Natürlich hat man es gewusst. Auch in Mannheim. "Wegschauen, schweigen, applaudieren" gehörten auch hier zum Repertoire. "Wir gingen durch Mannheim und da standen die Leute. Einige haben sich umgewandt. Manche haben applaudiert. Sie haben sich gefreut, dass man die Juden wegschickt. Andere haben sich geschämt", erinnert sich Amira Gezow.
"In einer Stadtgesellschaft wie Mannheim muss man diese Bruchstellen und tiefsten Verwundungen der Vergangenheit ansprechen. Ich erinnere hier ganz bewusst auch an den ehemaligen Bürgermeister und Dezernenten Mannheims Karl-Otto Watzinger, der die Judenverfolgung in Mannheim zwischen 1933 und 1945 aufgearbeitet hat", so Nieß. Diese Ausstellung, die bereits 2005 in Zusammenarbeit des Stadtjugendrings und des Stadtarchivs einmal gezeigt wurde, gehöre zu dieser Aufarbeitung.
Die Entfernung nach Gurs zeigt ein "Ortsschild" am Hauptbahnhof mit 1170 Kilometern an. Im Süden von Frankreich, nahe der spanischen Grenze gelegen, ist der christliche Wallfahrtsort Lourdes keine 100 Kilometer von Gurs entfernt, doch die Vernichtungslager Auschwitz/Birkenau und Majdanek waren den Häftlingen näher. Dort sollten viele der rund 6500 nach Gurs verschleppten badischen und pfälzischen Juden schließlich den Tod finden.
Für Amira Gezow war es eine Horrorfahrt. "Wir wussten nicht, was los war. Wir wurden nur angeschrien. Dann wurden wir auf Lastwagen geschoben. Wir waren in Frankreich. Was sollten wir in Frankreich?" Ihr Vater, der einen Waschsalon in der Mittelstraße in der Neckarstadt betrieben hatte, glaubte lange, dass es sich nur um ein paar Tage Zwangsarbeit handelte. "Er trug ja das Eiserne Kreuz, das er als deutscher Frontsoldat erworben hatte. Deutschland würde ihm und seiner Familie niemals etwas Böses antun, glaubte er."

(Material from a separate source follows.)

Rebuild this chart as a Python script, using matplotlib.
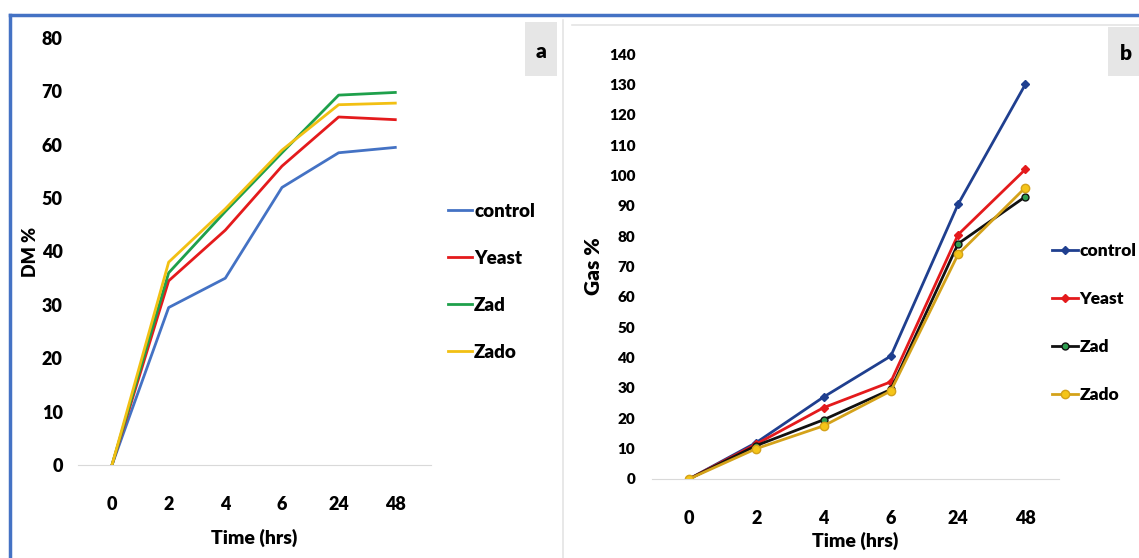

Die Realität, die die Verschleppten dann in Gurs und in Auschwitz erlebten, war eine andere. "Heute Abend werden sie mich verbrennen", hatte ein Weinheimer Jude, der nach Auschwitz musste, einst in einem Abschiedsbrief geschrieben. Amira Gezow berichtet aus Gurs, dass die Männer von den Frauen und Kindern getrennt wurden. "Wir weinten unseren Vätern nach und viele Frauen sahen ihre Männer nie mehr", berichtet die inzwischen 86-Jährige. Später wurde sie auch von ihrer Mutter getrennt.
Sie findet ihre Eltern dann aber in einem sogenannten Familienlager wieder. Beim Abtransport nach Auschwitz beweist ihr Vater Geistesgegenwart und stößt das Kind aus dem Zug - er rettet ihr damit das Leben. Mit Hilfe von Juden der französischen Résistance, die sich als "Rotes Kreuz" ausgeben, gelingt einigen Kindern, darunter Amira Gezow die Flucht. In einem kleinen Katalog zur Ausstellung in der Abendakademie ist dies alles nachzulesen.
Info: Die Ausstellung ist bis 25. November im Foyer der Abendakademie zu sehen. Am heutigen Donnerstagabend ab 17 Uhr hält die Stadt mit der Jüdischen Gemeinde Mannheim in der Synagoge eine Gedenkveranstaltung ab. Ab 18 Uhr ist ein gemeinsamer Gang zum Gedenkkubus auf den Planken geplant.